Re: AMD EPYC Topology problems

From: Andrew Cooper
Date: Mon Dec 03 2018 - 06:23:57 EST


On 03/12/2018 11:13, Borislav Petkov wrote:
> On Sun, Dec 02, 2018 at 08:23:05PM +0000, Andrew Cooper wrote:
>> Hello,
>>
>> I have dual socket server with the following processor:
>>
>> [root@xrtmia-09-01 ~]# head /proc/cpuinfo
>> processor : 0
>> vendor_id : AuthenticAMD
>> cpu family : 23
>> model : 1
>> model name : AMD EPYC 7281 16-Core Processor
>> stepping : 2
>>
>> Which has highlighted a issue in the topology derivation logic.Â
>> (Actually, it was discovered with Xen, but we share the same topology
>> infrastructure and the issue is also present with Linux).
>>
>> There are a total of 64 threads in the system, made of two 32-thread
>> sockets. The APIC IDs for this system are sparse - they are 0x0-0x3,
>> 0x8-0xb, 0x10-0x13 etc, all the way up to 0x7b.
>>
>> This is because the socket is made of 4 nodes with 4 cores each, but
>> space has been left in the layout for the maximum possible number of
>> APIC IDs.
>>
>> In particular, CPUID 0x80000008:ecx reports 0x0000601f. That is, an
>> APIC ID shift of 6 (reporting a maximum of 64 threads per socket), and
>> NC as 31 (reporting 32 threads per socket in the current configuration).
>>
>> c->x86_max_cores is derived from NC and shifted once to exclude threads,
>> giving it a final value of 16 cores per socket.
> So far so good.
>
>> Given the sparseness of the APIC IDs, it is unsafe to allocate an array
> Do we do this somewhere or is this a hypothetical thing?

Its the root of a memory corruption issue I've been chasing in Xen. It
might be just hypothetical in Linux.

>> of c->x86_max_cores entries, then index it with c->cpu_core_id, as half
>> the cores in the system have a cpu_core_id greater than x86_max_cores.Â
> You lost me here. ->cpu_core_id comes from CPUID_Fn8000001E_EBX[7:0].
> Are you saying, those core IDs on your box are sparse like the APIC IDs
> you mention above?

Correct. They are sparse, like the APIC IDs. (Sorry - I should have
made this clearer to begin with).

>> There is no logical core ID derived during boot which might be a safe to
>> use as an index.
>>
>> Furthermore, the documentation indicates that these values are expected
>> to be per-package, while they are all actually per-socket (with up to 4
>> nodes per socket) in the EPYC case.
> From Documentation/x86/topology.txt:
> "
> - cpuinfo_x86.x86_max_cores:
>
> The number of cores in a package.
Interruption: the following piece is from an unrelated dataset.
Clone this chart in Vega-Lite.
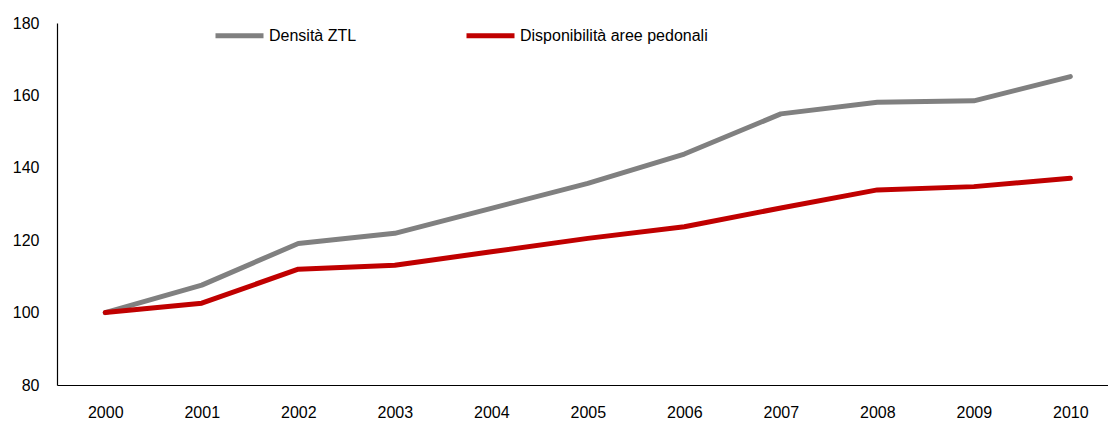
{
  "$schema": "https://vega.github.io/schema/vega-lite/v6.json",
  "width": 1051,
  "height": 362,
  "autosize": {"type": "none"},
  "padding": {"left": 57, "top": 23, "right": 0, "bottom": 37},
  "background": "white",
  "config": {
    "view": {"stroke": null},
    "font": "Liberation Sans"
  },
  "data": {
    "values": [
      {"year": 2000, "series": "Densità ZTL", "value": 100},
      {"year": 2001, "series": "Densità ZTL", "value": 107.6},
      {"year": 2002, "series": "Densità ZTL", "value": 119.1},
      {"year": 2003, "series": "Densità ZTL", "value": 121.9},
      {"year": 2004, "series": "Densità ZTL", "value": 128.8},
      {"year": 2005, "series": "Densità ZTL", "value": 135.7},
      {"year": 2006, "series": "Densità ZTL", "value": 143.8},
      {"year": 2007, "series": "Densità ZTL", "value": 154.9},
      {"year": 2008, "series": "Densità ZTL", "value": 158.1},
      {"year": 2009, "series": "Densità ZTL", "value": 158.5},
      {"year": 2010, "series": "Densità ZTL", "value": 165.2},
      {"year": 2000, "series": "Disponibilità aree pedonali", "value": 100},
      {"year": 2001, "series": "Disponibilità aree pedonali", "value": 102.6},
      {"year": 2002, "series": "Disponibilità aree pedonali", "value": 112.0},
      {"year": 2003, "series": "Disponibilità aree pedonali", "value": 113.1},
      {"year": 2004, "series": "Disponibilità aree pedonali", "value": 116.8},
      {"year": 2005, "series": "Disponibilità aree pedonali", "value": 120.5},
      {"year": 2006, "series": "Disponibilità aree pedonali", "value": 123.7},
      {"year": 2007, "series": "Disponibilità aree pedonali", "value": 128.9},
      {"year": 2008, "series": "Disponibilità aree pedonali", "value": 133.9},
      {"year": 2009, "series": "Disponibilità aree pedonali", "value": 134.8},
      {"year": 2010, "series": "Disponibilità aree pedonali", "value": 137.1}
    ]
  },
  "mark": {"type": "line", "strokeWidth": 5, "strokeCap": "round", "strokeJoin": "round"},
  "encoding": {
    "x": {
      "field": "year",
      "type": "quantitative",
      "scale": {"domain": [1999.5, 2010.39], "nice": false, "zero": false},
      "axis": {
        "title": null,
        "values": [2000, 2001, 2002, 2003, 2004, 2005, 2006, 2007, 2008, 2009, 2010],
        "format": "d",
        "grid": false,
        "ticks": false,
        "domainColor": "black",
        "domainWidth": 1.2,
        "labelFont": "Liberation Sans",
        "labelFontSize": 16,
        "labelColor": "black",
        "labelPadding": 19,
        "labelFlush": false,
        "labelOverlap": false
      }
    },
    "y": {
      "field": "value",
      "type": "quantitative",
      "scale": {"domain": [80, 180], "nice": false, "zero": false},
      "axis": {
        "title": null,
        "values": [80, 100, 120, 140, 160, 180],
        "grid": false,
        "ticks": false,
        "domainColor": "black",
        "domainWidth": 1.2,
        "labelFont": "Liberation Sans",
        "labelFontSize": 16,
        "labelColor": "black",
        "labelPadding": 18,
        "labelFlush": false,
        "labelOverlap": false
      }
    },
    "color": {
      "field": "series",
      "type": "nominal",
      "sort": ["Densità ZTL", "Disponibilità aree pedonali"],
      "scale": {"domain": ["Densità ZTL", "Disponibilità aree pedonali"], "range": ["#808080", "#C00000"]},
      "legend": {
        "title": null,
        "orient": "none",
        "direction": "horizontal",
        "columns": 2,
        "legendX": 156,
        "legendY": -14,
        "symbolType": "stroke",
        "symbolSize": 2304,
        "symbolStrokeWidth": 5,
        "labelFont": "Liberation Sans",
        "labelFontSize": 16,
        "labelColor": "black",
        "labelOffset": 3,
        "labelLimit": 400,
        "columnPadding": 99
      }
    }
  }
}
This information is retrieved via CPUID."
>

Right, but the documentation also states that where it says package, it
means "Node" in AMD's terminology, and the information in CPUID is per
socket, not per node.

My point is that the numbers ending up in cpuinfo_x86 don't match the
semantics described by the documentation.

~Andrew